April Gornik’s Sumptuous Landscapes

April Gornik is a landscape painter who creates large, vast uninhabited vistas of calm sumptuousness poised precariously on a fleeting moment.

April Gornik offers a visual respite through painterly integrity to the daily barrage we encounter of jangling images competing for attention from signs, billboards, web sites on computer monitors and hand held devices, TV, and print media, I had been looking forward to wring about April Gornik’s work for a while, and the new solo show at Danese gives me an opportunity as it features the new and larger works. I was looking forward to writing about April Gornik’s work and her recent solo show at the Danese gallery gives me that opportunity as it features many of the new and larger works. Those of you who are acquainted with my articles are aware that I believe larger paintings are not necessarily better; sometimes it’s just like a person who has little that is meaningful to say and so shouts trying to impress. However, April Gornik’s vision is large and deeply meaningful so it is well suited to larger works,

The paintings in the show are lush as if one could paint a landscape as velvet. For me these are spiritual works, as the land or seascapes are filled with the absence of humans and their industry or objects. This develops another dichotomy, as the human element may be missing from the narrative, but the painter’s hand is always present.
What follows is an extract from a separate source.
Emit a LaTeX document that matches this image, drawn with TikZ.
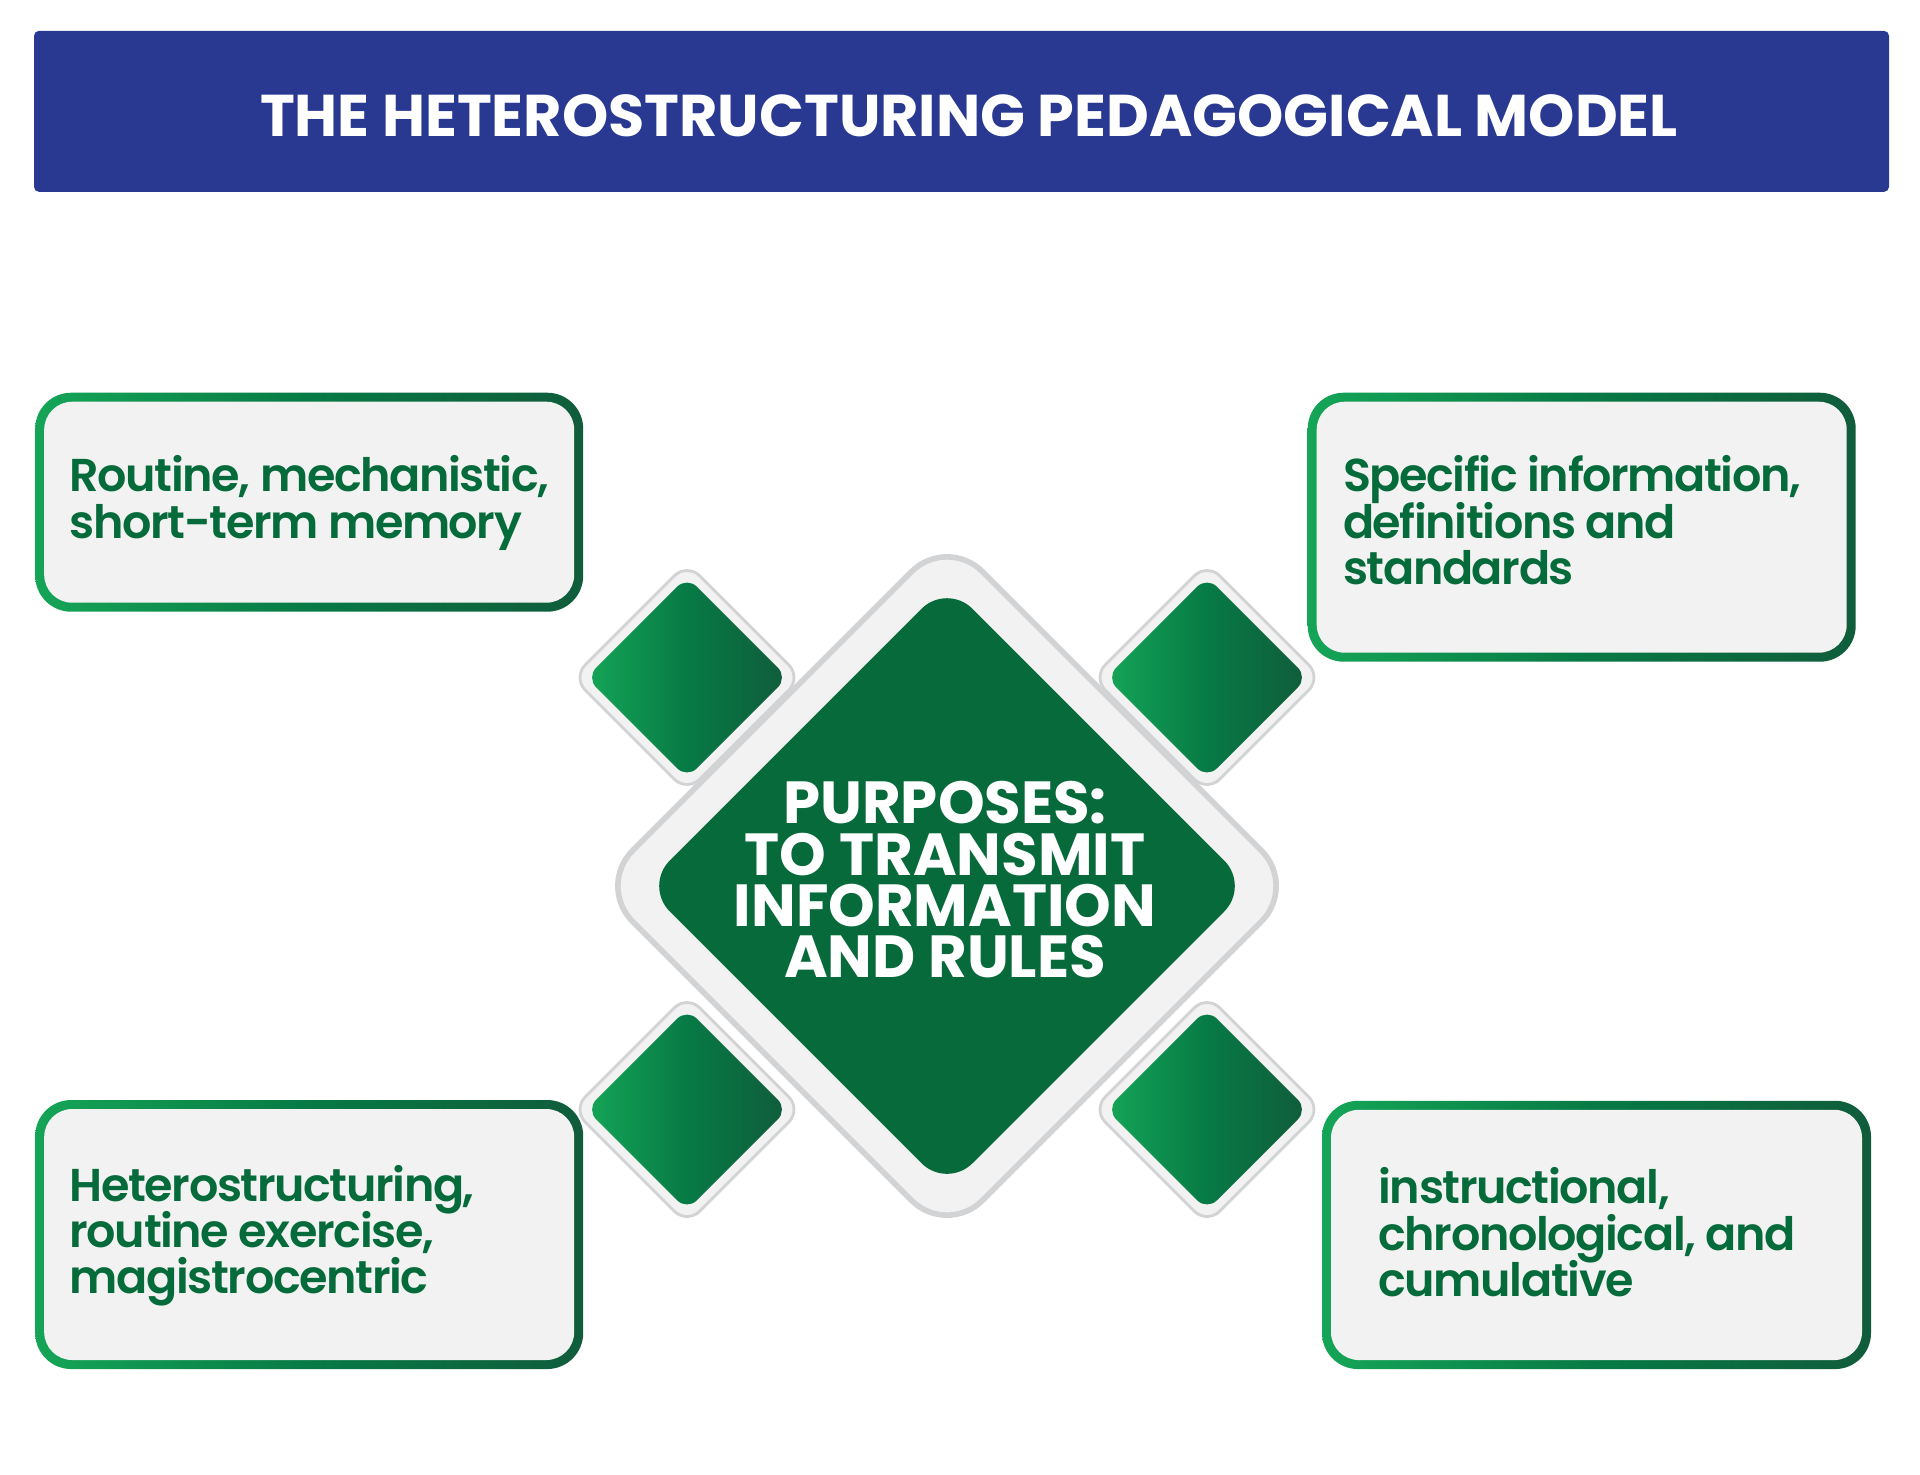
\documentclass[tikz,border=0pt]{standalone}
\usepackage{fontspec}
\setmainfont{Poppins}
\newfontfamily\panelfont{Poppins SemiBold}[LetterSpace=-3]
\usetikzlibrary{shapes.geometric,positioning}

\definecolor{titleblue}{RGB}{41,56,145}
\definecolor{panelgray}{RGB}{242,242,242}
\definecolor{rimgray}{RGB}{210,211,212}
\definecolor{textgreen}{RGB}{6,107,58}
\definecolor{gemgreen}{RGB}{6,106,58}
\definecolor{gemlight}{RGB}{21,165,87}
\definecolor{gemmid}{RGB}{7,122,69}
\definecolor{gemdark}{RGB}{16,92,59}

\tikzset{
  banner/.style={rectangle, fill=titleblue, rounded corners=0.05cm,
    minimum width=18.55cm, minimum height=1.61cm, inner sep=0},
  titletext/.style={text=white, inner sep=0,
    font={\bfseries\fontsize{16.75pt}{16.75pt}\selectfont}},
  panel/.style={rectangle, rounded corners=0.36cm, inner sep=0,
    minimum width=5.48cm, left color=gemlight, right color=gemdark, middle color=gemmid,
    path picture={\fill[panelgray, rounded corners=0.28cm]
      ([shift={(0.09,-0.09)}]path picture bounding box.north west) rectangle
      ([shift={(-0.09,0.09)}]path picture bounding box.south east);}},
  paneltext/.style={text=textgreen, align=left, inner sep=0,
    font={\panelfont\fontsize{13.1pt}{13.2pt}\selectfont\lineskiplimit=-20pt\relax}},
  mainrim/.style={diamond, aspect=1, inner sep=0, minimum size=7.02cm,
    rounded corners=0.5cm, fill=panelgray, draw=rimgray, line width=1.6pt},
  maingem/.style={diamond, aspect=1, inner sep=0, minimum size=6.06cm,
    rounded corners=0.36cm, fill=gemgreen},
  smallrim/.style={diamond, aspect=1, inner sep=0, minimum size=2.3cm,
    rounded corners=0.18cm, fill=panelgray, draw=rimgray, line width=0.8pt},
  smallgem/.style={diamond, aspect=1, inner sep=0, minimum size=2.02cm,
    rounded corners=0.14cm, left color=gemlight, right color=gemdark, middle color=gemmid},
  purposetext/.style={text=white, align=center, inner sep=0,
    font={\bfseries\fontsize{16.9pt}{14.6pt}\selectfont\lineskiplimit=-20pt\relax}}
}

\begin{document}
\begin{tikzpicture}
\useasboundingbox (0,0) rectangle (19.2,-14.74);

%title
\node[banner] (banner) at (9.615,-1.1135) {};
\node[titletext] (title) at (9.69,-1.158) {THE HETEROSTRUCTURING PEDAGOGICAL MODEL};

%centre
\node[mainrim] (rim) at (9.47,-8.86) {};
\node[maingem] (gem) at (9.47,-8.86) {};
\node[purposetext] (purpose) at (9.45,-8.8) {PURPOSES:\\TO TRANSMIT\\INFORMATION\\AND RULES};

%small gems
\node[smallrim] (rimnw) at (6.87,-6.775) {};
\node[smallgem] (gemnw) at (rimnw) {};
\node[smallrim] (rimne) at (12.07,-6.775) {};
\node[smallgem] (gemne) at (rimne) {};
\node[smallrim] (rimsw) at (6.87,-11.095) {};
\node[smallgem] (gemsw) at (rimsw) {};
\node[smallrim] (rimse) at (12.07,-11.095) {};
\node[smallgem] (gemse) at (rimse) {};

%panels
\node[panel, minimum height=2.19cm] (memory) at (3.092,-5.022) {};
\node[panel, minimum height=2.69cm] (standards) at (15.817,-5.272) {};
\node[panel, minimum height=2.69cm] (exercise) at (3.092,-12.345) {};
\node[panel, minimum width=5.49cm, minimum height=2.683cm] (cumulative) at (15.965,-12.349) {};

%labels
\node[paneltext, below right=0.63cm and 0.345cm of memory.north west] (memorytext)
  {Routine, mechanistic,\\short-term memory};
\node[paneltext, below right=0.63cm and 0.353cm of standards.north west] (standardstext)
  {Specific information,\\definitions and\\standards};
\node[paneltext, below right=0.65cm and 0.345cm of exercise.north west] (exercisetext)
  {Heterostructuring,\\routine exercise,\\magistrocentric};
\node[paneltext, below right=0.67cm and 0.565cm of cumulative.north west] (cumulativetext)
  {instructional,\\chronological, and\\cumulative};
\end{tikzpicture}
\end{document}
Field and Storm, 2004, Oil on linen, 74″ x 95″

The landscapes are of desert, woods, meadows and sea. Presented together in the show, they remind us of ecological problems as well as those of the invading sprawl of civilization that our remaining wild or vast areas face. Perhaps, the often depicted encroaching storms and brooding skies in many of the works point to these concerns.
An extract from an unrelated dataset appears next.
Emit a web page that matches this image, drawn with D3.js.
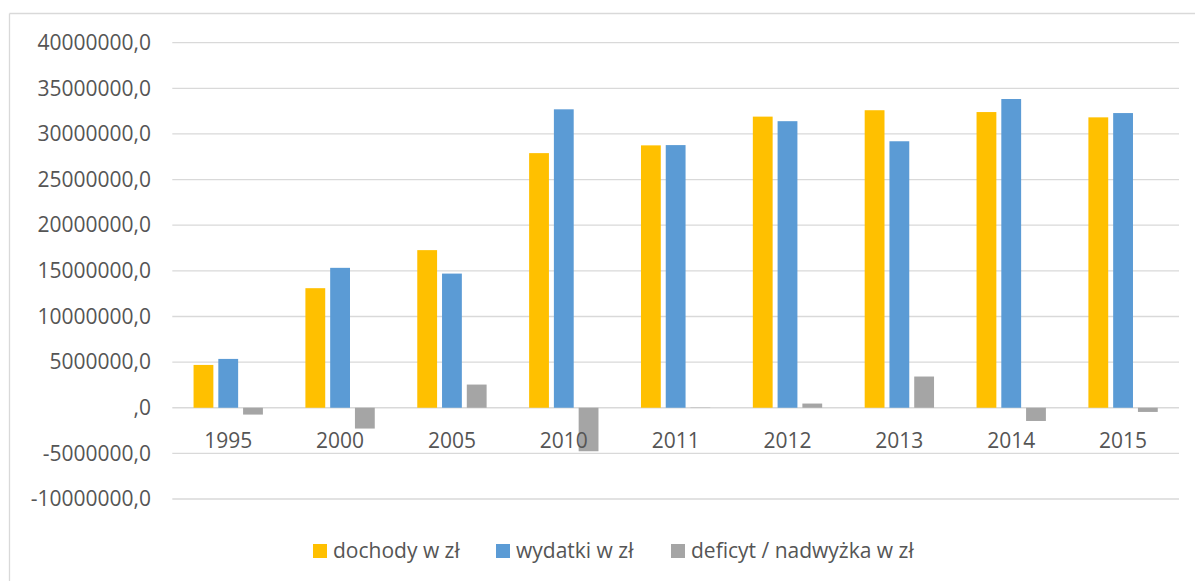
<!DOCTYPE html>
<html>
<head>
<meta charset="utf-8">
<script src="https://cdn.jsdelivr.net/npm/d3@7"></script>
<style>
  html, body { margin: 0; padding: 0; background: #fff; }
  svg { display: block; }
  text { font-family: "Open Sans", "Segoe UI", sans-serif; fill: #555555; }
</style>
</head>
<body>
<svg id="chart" width="1195" height="581"></svg>
<script>
const categories = ["1995", "2000", "2005", "2010", "2011", "2012", "2013", "2014", "2015"];
const seriesNames = ["dochody w zł", "wydatki w zł", "deficyt / nadwyżka w zł"];
const dochody = [4690000, 13100000, 17270000, 27900000, 28750000, 31900000, 32600000, 32400000, 31820000];
const wydatki = [5350000, 15330000, 14700000, 32700000, 28780000, 31400000, 29200000, 33830000, 32290000];
const deficyt = [-750000, -2280000, 2540000, -4770000, -30000, 460000, 3420000, -1450000, -460000];
const yTicks = [-10000000, -5000000, 0, 5000000, 10000000, 15000000, 20000000, 25000000, 30000000, 35000000, 40000000];
const colors = ["#FFC000", "#5B9BD5", "#A5A5A5"];

const series = [dochody, wydatki, deficyt];
const svg = d3.select("#chart");

// chart frame (only top and left visible in the reference)
svg.append("line").attr("x1", 9.5).attr("x2", 1195).attr("y1", 13.5).attr("y2", 13.5)
  .attr("stroke", "#d9d9d9").attr("stroke-width", 1.3);
svg.append("line").attr("x1", 9.5).attr("x2", 9.5).attr("y1", 13.5).attr("y2", 581)
  .attr("stroke", "#d9d9d9").attr("stroke-width", 1.3);

const plotLeft = 172.3, plotRight = 1179;
const y = d3.scaleLinear().domain([-10000000, 40000000]).range([499, 42.7]);
const x0 = d3.scaleBand().domain(categories).range([plotLeft, plotRight])
  .paddingInner(0.38).paddingOuter(0.19);
const x1 = d3.scaleBand().domain(d3.range(series.length)).range([0, x0.bandwidth()])
  .paddingInner(0.2);

const fmt = v => v === 0 ? ",0" : (v + ",0");
const FS = 21;

// gridlines
svg.append("g").selectAll("line").data(yTicks).join("line")
  .attr("x1", plotLeft).attr("x2", plotRight)
  .attr("y1", d => y(d)).attr("y2", d => y(d))
  .attr("stroke", "#d9d9d9").attr("stroke-width", 1.3);

// y-axis labels
const yAxis = d3.axisLeft(y).tickValues(yTicks).tickFormat(fmt).tickSize(0).tickPadding(0);
const gy = svg.append("g").attr("transform", "translate(151,0)").call(yAxis);
gy.select(".domain").remove();
gy.selectAll("text").attr("font-size", FS).attr("fill", "#555555")
  .style("font-family", "'Open Sans', sans-serif");

// bars
const groups = svg.append("g").selectAll("g").data(categories).join("g")
  .attr("transform", d => `translate(${x0(d)},0)`);
groups.selectAll("rect").data((d, i) => series.map((s, k) => ({ k, v: s[i] }))).join("rect")
  .attr("x", d => x1(d.k))
  .attr("width", x1.bandwidth())
  .attr("y", d => Math.min(y(d.v), y(0)))
  .attr("height", d => Math.abs(y(d.v) - y(0)))
  .attr("fill", d => colors[d.k]);

// category labels
const xAxis = d3.axisBottom(x0).tickSize(0).tickPadding(0);
const gx = svg.append("g").attr("transform", `translate(0,${y(0)})`).call(xAxis);
gx.select(".domain").remove();
gx.selectAll("text").attr("dy", null).attr("y", 40).attr("font-size", FS)
  .attr("fill", "#555555").style("font-family", "'Open Sans', sans-serif");

// legend
const legendX = [313, 496, 671];
const leg = svg.append("g").selectAll("g").data(seriesNames).join("g")
  .attr("transform", (d, i) => `translate(${legendX[i]},544)`);
leg.append("rect").attr("width", 14).attr("height", 14).attr("fill", (d, i) => colors[i]);
leg.append("text").attr("x", 20).attr("y", 7).attr("dy", "0.35em")
  .attr("font-size", FS).text(d => d);
</script>
</body>
</html>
One of my favorite paintings by April Gornik is Storm Sea, which is pictured here. Since April Gornik maintains a home on the East End of Long Island, I suspect it is of the Atlantic Ocean at a nearby beach, which makes it seem familiar to me. The sea here is brooding, powerful, and the atmosphere is misty gray. The perspective angleof the painting is somewhat low, more the perspective of a child, or someone sitting on a chair in the sand as the waves crash and spill onto the unseen sand.

Storm Sea, 2008, Oil on linen, 75” x 101” inches

In elementary physics a string presents as either energy or pre-matter, but is neither simultaneously. April Gornik paints the waves as they spend their remaining energy churning forward in random directions, pushing into one another to form peaks. The peaks look much like the small grottos in a piece of crumpled paper or wrinkled piece of crisp cloth. It is a moment of physical transformation in nature revealed in paint.

This past summer I was privileged to attend panel discussions where April Gornik was a member. April is thoughtful and passionate about art and how art can impact our lives. Her new and excellent web site is filled with many of her recent works, plus an excellent article that I also urge you to read.

April told a story that I find useful since I am an emerging artist. It seems that at openings and shows, a fan will approach her speaking enthusiastically of a specific painting and how it moves him to feel joy. A few minutes later, another equally moved fan will approach and speaking of the same painting mention how he is moved to feel a far different emotion. For April, painting is the experience of visual communication, so she has learned not to explain herself or disagree but to simply say, “Thank you!”

So April Gornik, coming back at you: thanks for the beautiful work and your passion.